In an ever-changing world, being able to adapt one’s business model is a key metric of success, but not the only one. Neven Graillat, Chief Sustainable Product Officer for Global Markets at BNP Paribas, reflects on the past year, on the back of the recent Best ESG House award from Structured Retail Products. He discusses how his teams are bridging the gap between performance and purpose when it comes to design investment solutions.
How are investors approaching ESG in structured products?
ESG investments saw a tipping point in 2020, with assets under management reaching close to $40Tr AUM, covering both fixed income and equities. Within this landscape, structured products provide a unique opportunity to combine the best of both worlds in a transparent and agile way.

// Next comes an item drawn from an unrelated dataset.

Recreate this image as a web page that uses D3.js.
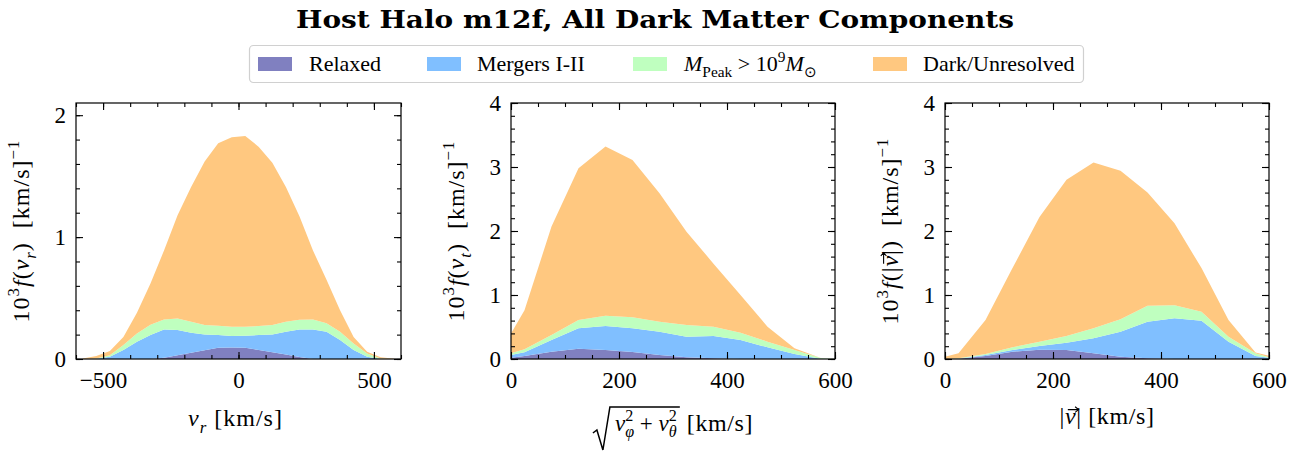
<!DOCTYPE html>
<html><head><meta charset="utf-8">
<script src="https://cdn.jsdelivr.net/npm/d3@7"></script>
<style>
body{margin:0;background:#fff}
</style>
</head><body>
<svg id="c" width="1307" height="457"></svg>
<script>
// ---------------- data ----------------
const keys = ["Relaxed", "Mergers I-II", "Peak", "Dark/Unresolved"];
const colors = ["#8080c0", "#80bfff", "#bfffbf", "#ffc880"];

// panel 1: radial velocity bins (km/s)
const vrBins = [-575,-525,-475,-425,-375,-325,-275,-225,-175,-125,-75,-25,25,75,125,175,225,275,325,375,425,475,525,575];
const relaxedVr = [0,0,0,0,0,0,0.01,0.03,0.052,0.071,0.093,0.095,0.093,0.074,0.055,0.036,0.016,0,0,0,0,0,0,0];
const mergersVr = [0,0.003,0.019,0.074,0.142,0.197,0.233,0.208,0.164,0.131,0.104,0.094,0.098,0.123,0.147,0.188,0.227,0.243,0.224,0.156,0.074,0.019,0,0];
const peakVr    = [0,0.002,0.011,0.041,0.068,0.083,0.082,0.095,0.09,0.077,0.076,0.076,0.074,0.073,0.077,0.082,0.079,0.082,0.069,0.068,0.054,0.027,0.005,0];
const darkVr    = [0.005,0.02,0.035,0.065,0.17,0.34,0.565,0.847,1.104,1.341,1.497,1.555,1.565,1.47,1.331,1.104,0.848,0.565,0.357,0.176,0.052,0.014,0.01,0.003];

// panel 2: tangential velocity bins (km/s)
const vtBins = [0,25,75,125,175,225,275,325,375,425,475,525,575,600];
const relaxedVt = [0.021,0.047,0.115,0.161,0.141,0.109,0.063,0.026,0.01,0,0,0,0,0];
const mergersVt = [0.042,0.057,0.182,0.318,0.375,0.37,0.364,0.323,0.349,0.297,0.182,0.078,0,0];
const peakVt    = [0.026,0.047,0.078,0.13,0.161,0.172,0.156,0.182,0.146,0.114,0.089,0.063,0.01,0];
const darkVt    = [0.311,0.609,1.695,2.371,2.643,2.459,2.007,1.459,0.985,0.589,0.234,0.026,0.002,0];

// panel 3: speed bins (km/s)
const vBins = [0,25,75,125,175,225,275,325,375,425,475,525,575,600];
const relaxedV = [0,0.005,0.047,0.115,0.146,0.141,0.089,0.036,0.01,0,0,0,0,0];
const mergersV = [0,0,0.016,0.026,0.057,0.114,0.234,0.391,0.573,0.635,0.599,0.271,0.047,0.021];
const peakV    = [0,0.005,0.015,0.041,0.068,0.104,0.156,0.193,0.25,0.204,0.141,0.078,0.042,0.005];
const darkV    = [0.036,0.08,0.532,1.238,1.949,2.441,2.591,2.32,1.767,1.281,0.68,0.261,0.011,0.024];

// tick labels
const xTicks1 = [-500, 0, 500];
const xTicks23 = [0, 200, 400, 600];
const yTicks1 = [0, 1, 2];
const yTicks23 = [0, 1, 2, 3, 4];

// ---------------- layout ----------------
const FONT = "'Liberation Serif', 'Times New Roman', serif";
const svg = d3.select("#c").style("font-family", FONT);
const TOP = 103, BOT = 359;
const FS = 23, LFS = 24;
const SP = "\u00A0";

function rich(t, parts, size) {
  let shift = 0;
  parts.forEach(p => {
    const target = p.sup ? -0.42 * size : (p.sub ? 0.28 * size : 0);
    const ts = t.append("tspan").text(p.t)
      .attr("dy", (target - shift).toFixed(2))
      .attr("font-size", (p.sup || p.sub) ? size * 0.7 : size);
    if (p.dx) ts.attr("dx", p.dx);
    if (p.it) ts.attr("font-style", "italic");
    shift = target;
  });
}
function charIndex(parts, k) {
  let n = 0;
  for (let i = 0; i < k; i++) n += parts[i].t.length;
  return n;
}
function vecArrow(g, textNode, idx, size) {
  const st = textNode.getStartPositionOfChar(idx);
  const en = textNode.getEndPositionOfChar(idx);
  const x0 = st.x + 0.12 * size, x1 = en.x + 0.1 * size;
  const yy = st.y - 0.6 * size;
  g.append("path").attr("fill", "none").attr("stroke", "#000").attr("stroke-width", 1.1)
    .attr("d", `M${x0},${yy} L${x1},${yy} M${x1 - 3.5},${yy - 2.8} L${x1},${yy} L${x1 - 3.5},${yy + 2.8}`);
}

// title
svg.append("text").attr("x", 655).attr("y", 28).attr("text-anchor", "middle")
  .attr("font-size", 25).attr("font-weight", "bold")
  .style("font-family", "'DejaVu Serif', serif")
  .attr("textLength", 718).attr("lengthAdjust", "spacingAndGlyphs")
  .text("Host Halo m12f, All Dark Matter Components");

// legend
const lg = svg.append("g");
lg.append("rect").attr("x", 249.5).attr("y", 45.5).attr("width", 834).attr("height", 37)
  .attr("rx", 4).attr("fill", "#fff").attr("stroke", "#d0d0d0").attr("stroke-width", 1.2);
const swX = [258, 427, 633, 873];
const txX = [309, 477, 684, 923];
const legParts = [
  [{t: "Relaxed"}],
  [{t: "Mergers I-II"}],
  [{t: "M", it: true}, {t: "Peak", sub: true}, {t: SP + ">" + SP + "10"}, {t: "9", sup: true}, {t: "M", it: true}, {t: "\u2299", sub: true}],
  [{t: "Dark/Unresolved"}]
];
keys.forEach((k, i) => {
  lg.append("rect").attr("x", swX[i]).attr("y", 57).attr("width", 34).attr("height", 14).attr("fill", colors[i]);
  const t = lg.append("text").attr("x", txX[i]).attr("y", 71).attr("font-size", 22);
  rich(t, legParts[i], 22);
});

const ylab12 = sub => [{t: "10"}, {t: "3", sup: true}, {t: "f", it: true}, {t: "("}, {t: "v", it: true}, {t: sub, sub: true, it: true}, {t: ")" + SP + SP + "[km/s]"}, {t: "\u22121", sup: true}];
const ylab3 = [{t: "10"}, {t: "3", sup: true}, {t: "f", it: true}, {t: "(|"}, {t: "v", it: true}, {t: "|)" + SP + SP + "[km/s]"}, {t: "\u22121", sup: true}];

const panels = [
  {x0: 76, x1: 401, xDomain: [-600, 600], yDomain: [0, 2.1], xTicks: xTicks1, xMinor: d3.range(-600, 601, 100),
   yTicks: yTicks1, yMinor: d3.range(0, 2.01, 0.2), bins: vrBins, s: [relaxedVr, mergersVr, peakVr, darkVr],
   ylx: 29, ylab: ylab12("r"), vecPart: -1},
  {x0: 511, x1: 835, xDomain: [0, 600], yDomain: [0, 4], xTicks: xTicks23, xMinor: d3.range(0, 601, 50),
   yTicks: yTicks23, yMinor: d3.range(0, 4.01, 0.2), bins: vtBins, s: [relaxedVt, mergersVt, peakVt, darkVt],
   ylx: 464, ylab: ylab12("t"), vecPart: -1},
  {x0: 945, x1: 1269, xDomain: [0, 600], yDomain: [0, 4], xTicks: xTicks23, xMinor: d3.range(0, 601, 50),
   yTicks: yTicks23, yMinor: d3.range(0, 4.01, 0.2), bins: vBins, s: [relaxedV, mergersV, peakV, darkV],
   ylx: 898, ylab: ylab3, vecPart: 4}
];

function styleAxis(g, labels) {
  g.select(".domain").remove();
  g.selectAll("line").attr("stroke", "#000").attr("stroke-width", 1.1);
  g.attr("font-family", null).attr("font-size", null);
  g.selectAll("text").attr("font-size", FS).style("font-family", FONT);
  if (!labels) g.selectAll("text").remove();
}

panels.forEach((p, pi) => {
  const x = d3.scaleLinear().domain(p.xDomain).range([p.x0, p.x1]);
  const y = d3.scaleLinear().domain(p.yDomain).range([BOT, TOP]);
  const rows = p.bins.map((b, i) => {
    const r = {v: b};
    keys.forEach((k, j) => r[k] = p.s[j][i]);
    return r;
  });
  const stacked = d3.stack().keys(keys)(rows);
  const area = d3.area().x(d => x(d.data.v)).y0(d => y(d[0])).y1(d => y(d[1]));
  const cid = "clip" + pi;
  svg.append("clipPath").attr("id", cid).append("rect")
    .attr("x", p.x0).attr("y", TOP).attr("width", p.x1 - p.x0).attr("height", BOT - TOP);
  svg.append("g").attr("clip-path", `url(#${cid})`)
    .selectAll("path").data(stacked).join("path")
    .attr("d", area).attr("fill", (d, i) => colors[i]);

  const fmt = d3.format("d");
  svg.append("g").attr("transform", `translate(0,${BOT})`)
    .call(d3.axisBottom(x).tickValues(p.xMinor).tickSize(-4).tickFormat("")).call(g => styleAxis(g, false));
  svg.append("g").attr("transform", `translate(0,${BOT})`)
    .call(d3.axisBottom(x).tickValues(p.xTicks).tickSize(-7).tickPadding(13).tickFormat(fmt)).call(g => styleAxis(g, true));
  svg.append("g").attr("transform", `translate(0,${TOP})`)
    .call(d3.axisTop(x).tickValues(p.xMinor).tickSize(-4).tickFormat("")).call(g => styleAxis(g, false));
  svg.append("g").attr("transform", `translate(0,${TOP})`)
    .call(d3.axisTop(x).tickValues(p.xTicks).tickSize(-7).tickFormat("")).call(g => styleAxis(g, false));
  svg.append("g").attr("transform", `translate(${p.x0},0)`)
    .call(d3.axisLeft(y).tickValues(p.yMinor).tickSize(-4).tickFormat("")).call(g => styleAxis(g, false));
  svg.append("g").attr("transform", `translate(${p.x0},0)`)
    .call(d3.axisLeft(y).tickValues(p.yTicks).tickSize(-7).tickPadding(10).tickFormat(fmt)).call(g => styleAxis(g, true));
  svg.append("g").attr("transform", `translate(${p.x1},0)`)
    .call(d3.axisRight(y).tickValues(p.yMinor).tickSize(-4).tickFormat("")).call(g => styleAxis(g, false));
  svg.append("g").attr("transform", `translate(${p.x1},0)`)
    .call(d3.axisRight(y).tickValues(p.yTicks).tickSize(-7).tickFormat("")).call(g => styleAxis(g, false));

  svg.append("rect").attr("x", p.x0).attr("y", TOP).attr("width", p.x1 - p.x0).attr("height", BOT - TOP)
    .attr("fill", "none").attr("stroke", "#000").attr("stroke-width", 1.2);

  // y label
  const yg = svg.append("g").attr("transform", `translate(${p.ylx},${(TOP + BOT) / 2}) rotate(-90)`);
  const yl = yg.append("text").attr("text-anchor", "middle").attr("font-size", LFS)
    .attr("letter-spacing", 1).style("font-family", FONT);
  rich(yl, p.ylab, LFS);
  if (p.vecPart >= 0) vecArrow(yg, yl.node(), charIndex(p.ylab, p.vecPart), LFS);

  // x label
  const cx = (p.x0 + p.x1) / 2;
  if (pi === 0) {
    const t = svg.append("text").attr("x", cx - 3).attr("y", 426).attr("text-anchor", "middle")
      .attr("font-size", LFS).attr("letter-spacing", 1).style("font-family", FONT);
    rich(t, [{t: "v", it: true}, {t: "r", sub: true, it: true}, {t: SP + "[km/s]"}], LFS);
  } else if (pi === 2) {
    const parts = [{t: "|"}, {t: "v", it: true}, {t: "|" + SP + "[km/s]"}];
    const g = svg.append("g");
    const t = g.append("text").attr("x", cx).attr("y", 424).attr("text-anchor", "middle")
      .attr("font-size", LFS).attr("letter-spacing", 0.6).style("font-family", FONT);
    rich(t, parts, LFS);
    vecArrow(g, t.node(), 1, LFS);
  } else {
    const g = svg.append("g");
    const inner = g.append("text").attr("x", 0).attr("y", 431).attr("font-size", FS).style("font-family", FONT);
    rich(inner, [{t: "v", it: true}, {t: "2", sup: true}, {t: "\u03C6", sub: true, it: true, dx: -8},
                 {t: SP + "+" + SP}, {t: "v", it: true}, {t: "2", sup: true}, {t: "\u03B8", sub: true, it: true, dx: -8}], FS);
    const w = inner.node().getBBox().width;
    const unit = g.append("text").attr("y", 431).attr("font-size", LFS).attr("letter-spacing", 0.6)
      .style("font-family", FONT).text("[km/s]");
    const uw = unit.node().getBBox().width;
    const radW = 20;
    const total = radW + w + 12 + uw;
    const sx = cx - total / 2;
    inner.attr("x", sx + radW + 2);
    unit.attr("x", sx + radW + w + 12);
    g.append("path").attr("fill", "none").attr("stroke", "#000").attr("stroke-width", 1.5)
      .attr("d", `M${sx},${433} L${sx + 4},${430} L${sx + 10},${450} L${sx + 17},${407} L${sx + radW + w + 5},${407}`);
  }
});
svg.selectAll("text").filter(function() { return !this.style.fontFamily; }).style("font-family", FONT);
</script>
</body></html>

Over the last decades, risk-return has been investors’ primary metric for their strategies. The new metric we see arising for the next decade is risk-return-impact. In other words, investors are still looking for the best risk return profile, but now also want to improve the impact of their portfolio. This is the new nexus that the industry will need to address.
For example, our Wealth Management team has developed investment strategies aiming to mitigate climate risk by selecting companies that have a positive impact, while tracking the performance of benchmark indices. The strategies are combined with nature-based solutions, allowing investors to have a tangible impact. We are particularly proud of our partnership with Tara foundation, around Ocean & Biodiversity. Their exploration projects offer a great opportunity to link our structured products to impact investing. With more than €2bn notional raised around the world, the simplicity of the ESG impact combined with the risk management techniques, were key to the success of these strategies.
On the institutional client side, we developed the Green kangaroo project in 2020 which saw the issuance of an 8-year A$140m BNP Paribas green bond linked to the Australian Climate Transition (ACT) Index. For the ACT, we worked with Australian academics and think tanks to build the first-ever forward-looking equity index in Australia, using dynamic climate scenarios which will be adjusted to reflect future regulatory, technology and social environmental changes.
What have been the most significant achievements this year, in the pandemic context?
We launched our new thematic focused platform aiming to deliver the right ESG theme, at the right time in a scalable and robust way. Here are three recurring challenges that this platform aims to address:
- Challenge 1: How to promote thematic investment and avoid “theme” washing
We see more and more thematic indices with attractive branding, but within the structure, the link between the theme and index members is not always obvious. This is something we have actively addressed in our platform.
- Challenge 2 : Price efficiency and scalability
Thematic investment is a performance engine but it needs to meet our clients’ pricing needs for structured investment solutions, including around volatility, dividends and liquidity. Very often, pure thematic play will have less liquidity and far less efficient pricing vs. a benchmark, which is something we wanted to address.
- Challenge 3: Replicability for distributors
Most of our distributor clients are used to promoting a product they are familiar with. So the challenge was to have thematic solutions that are very easily replicable with a stable concept and methodologies.
We successfully launched a series of indices called ‘Core Satellite indices’, that will allow us to address those three challenges within one single solution by balancing exposure to thematic and benchmark indices.
What are the next steps for 2021?
The international agenda in 2021 will be very dense with “Biodiv” COP in China and COP26 in the UK. On the investor side, we expect to see rising interest in nature-based solutions and net zero solutions to support investors’ increasing commitment to net zero.
One of the expected consequences of the Covid-19 pandemic will be around ‘relocalisation’ of impact initiatives aiming to find the right balance between climate and social issues. On the regulation side, the Sustainable Finance Disclosure Regulation (SFDR) and Benchmark Regulation will improve transparency and clarity for end investors.
This is a very exciting time for sustainable finance, as investors are more and more in tune with these issues and want to be involved. We, as a bank, can make a difference and we have a responsibility as much as an opportunity to innovate in this space and shape the world we want.